As the national debate surrounding education continues, Hackney New School held it’s second open day for prospective year 7 pupils, last Saturday. Not yet in confirmed premises, the Hackney New School laid its wares on the proverbial table for all to see, and not without causing some provocation. Opponents say it will cater to an elite clique, while ignoring those from less privileged back grounds and ethnic minorities. Some such as the NUT, believe it is wrong that state funding should be given to small groups of individuals, to run schools that are unaccountable to their local communities.
Hackney New School’s (HNS) open day was an inspiring event, with much speaking of change and a fresh approach to education. Focusing on music and a longer school day, the proposals offer an overhaul of the education timetable as we know it. Prospective pupils can look forward to a morning of structured teaching, followed by a varied study afternoon with a mixed programme aimed to enrich the students, through a variety of independent study and activities.
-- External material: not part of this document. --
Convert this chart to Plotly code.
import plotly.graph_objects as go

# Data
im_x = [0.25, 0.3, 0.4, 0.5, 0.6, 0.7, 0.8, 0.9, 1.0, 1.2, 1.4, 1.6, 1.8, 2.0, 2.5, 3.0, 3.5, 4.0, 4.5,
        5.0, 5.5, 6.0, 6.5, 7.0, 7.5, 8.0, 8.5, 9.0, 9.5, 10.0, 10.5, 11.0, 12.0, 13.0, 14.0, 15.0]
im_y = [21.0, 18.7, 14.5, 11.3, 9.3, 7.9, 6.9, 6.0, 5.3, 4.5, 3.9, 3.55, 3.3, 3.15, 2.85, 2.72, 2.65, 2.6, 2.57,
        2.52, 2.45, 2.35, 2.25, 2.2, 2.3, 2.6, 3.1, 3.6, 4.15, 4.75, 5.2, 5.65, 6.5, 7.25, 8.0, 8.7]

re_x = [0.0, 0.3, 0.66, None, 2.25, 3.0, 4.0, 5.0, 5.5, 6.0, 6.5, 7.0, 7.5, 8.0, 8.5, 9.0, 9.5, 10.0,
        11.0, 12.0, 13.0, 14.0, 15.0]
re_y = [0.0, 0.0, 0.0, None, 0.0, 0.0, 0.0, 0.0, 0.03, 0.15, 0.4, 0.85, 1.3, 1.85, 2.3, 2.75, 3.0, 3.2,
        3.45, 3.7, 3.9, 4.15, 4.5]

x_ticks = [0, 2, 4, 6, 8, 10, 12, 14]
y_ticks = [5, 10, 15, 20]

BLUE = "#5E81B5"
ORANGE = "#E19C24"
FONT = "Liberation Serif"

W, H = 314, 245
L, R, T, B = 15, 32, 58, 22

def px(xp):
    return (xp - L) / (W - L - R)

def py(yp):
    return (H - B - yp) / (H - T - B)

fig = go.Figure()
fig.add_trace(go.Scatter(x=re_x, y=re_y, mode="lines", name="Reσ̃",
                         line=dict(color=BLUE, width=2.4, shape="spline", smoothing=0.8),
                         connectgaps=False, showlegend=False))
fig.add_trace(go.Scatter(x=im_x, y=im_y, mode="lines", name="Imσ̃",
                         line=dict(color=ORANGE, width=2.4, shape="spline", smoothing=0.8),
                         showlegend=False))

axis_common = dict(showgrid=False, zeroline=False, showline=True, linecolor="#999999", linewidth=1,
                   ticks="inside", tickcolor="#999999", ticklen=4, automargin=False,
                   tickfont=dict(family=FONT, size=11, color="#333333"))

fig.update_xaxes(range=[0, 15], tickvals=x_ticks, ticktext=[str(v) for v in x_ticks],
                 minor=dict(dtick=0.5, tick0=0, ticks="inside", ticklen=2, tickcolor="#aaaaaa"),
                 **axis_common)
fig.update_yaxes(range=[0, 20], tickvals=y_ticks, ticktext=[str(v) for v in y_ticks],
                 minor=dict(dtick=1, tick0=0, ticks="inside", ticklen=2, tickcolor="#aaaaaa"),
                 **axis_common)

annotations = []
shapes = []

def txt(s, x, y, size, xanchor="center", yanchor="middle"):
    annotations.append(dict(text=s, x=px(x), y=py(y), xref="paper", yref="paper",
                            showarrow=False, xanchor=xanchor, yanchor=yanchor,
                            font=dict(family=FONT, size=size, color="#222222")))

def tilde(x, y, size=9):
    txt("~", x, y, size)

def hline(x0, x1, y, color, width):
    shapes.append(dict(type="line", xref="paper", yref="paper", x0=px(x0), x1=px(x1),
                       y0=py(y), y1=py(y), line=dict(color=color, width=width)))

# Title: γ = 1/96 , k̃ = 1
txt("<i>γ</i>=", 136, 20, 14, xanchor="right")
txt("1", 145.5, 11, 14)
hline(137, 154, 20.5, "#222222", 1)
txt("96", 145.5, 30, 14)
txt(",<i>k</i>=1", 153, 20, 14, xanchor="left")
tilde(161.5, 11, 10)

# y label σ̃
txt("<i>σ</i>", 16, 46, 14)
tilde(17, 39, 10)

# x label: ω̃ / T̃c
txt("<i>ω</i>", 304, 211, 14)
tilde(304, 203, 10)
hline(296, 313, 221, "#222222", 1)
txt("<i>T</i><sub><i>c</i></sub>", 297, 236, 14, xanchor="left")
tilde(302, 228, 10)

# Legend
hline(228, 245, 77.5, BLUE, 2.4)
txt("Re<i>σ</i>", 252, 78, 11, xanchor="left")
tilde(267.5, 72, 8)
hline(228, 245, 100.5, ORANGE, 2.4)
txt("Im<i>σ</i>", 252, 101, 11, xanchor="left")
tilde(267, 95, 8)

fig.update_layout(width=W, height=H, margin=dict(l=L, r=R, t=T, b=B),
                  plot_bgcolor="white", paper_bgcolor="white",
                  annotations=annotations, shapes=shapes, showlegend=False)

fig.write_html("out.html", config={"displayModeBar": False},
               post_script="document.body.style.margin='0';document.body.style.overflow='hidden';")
What was most evident during the meeting was that the enthusiasm, determination and stamina of those setting up free schools cannot be in question. The members of the steering committee showed an admirable desire to educate the children in Hackney, belying the accusations that the school is for only for increasing local house prices suggested by some of its opponents such as local blogger the Duchess of Hackney, who has since informed me, she may be coming round to the idea, especially “if they are inclusive when they open their doors”.
However the HNS has not finished the ride to open doors just yet. Interestingly, the steering committee admitted funding has already been cut since the Spring, when timetables were originally proposed. The direct result of this appeared as cuts to modern languages, with pupils studying just one language as matter of course.
Andreas Weseman,a former investment banker and founder of HNS, described his motivation to set up a free school as the desire to do something useful; ‘A penance for not believing in God’ was the answer given on further persuasion.
Here is the root of the discussion about free schools- we are talking education, so we are also talking morality by definition. On an individual scale, parents will strive for the best education for their child. The free school approach is inherently divisive, offering new opportunities up but on a minimal scale. The school may be excellent for those attending, but appears to have no bearing on the community as a bigger picture.
HNS must defend its right to provide for the few by also defending the right not to provide for the many. So can the HNS be taken as a small, independent project, or must we think of the school in the wider context of comprehensive schooling across the borough? The steering committee are determined that HNS should not operate as an isolated educator, but as part of ‘the national picture’, adhering to the curriculum and building relationships across schools and community groups.
However, this talk is currently hypothetical. It is hard to think there will be a time where state funded comprehensive schools and state funded free schools will exist in a symbiotic relationship. Furthermore, how that relationship will behave has yet to be seen.
And this must be the crunch point. Free schools are demanding a change in mind-set towards state funded education, pushing us from collective thinking to individualism. Whilst schools offering the level of individual education proposed by the HNS are still in the formative stages, we must question what happens to the majority.
It’s come a long way since it’s “meet the team meetings at” their “Mums and dads” coffee mornings, at the Scolt Head Pub on Culford Road. The name of the headmistress and details of its premises will be confirmed this week. Hackney New School intends to open in September 2013.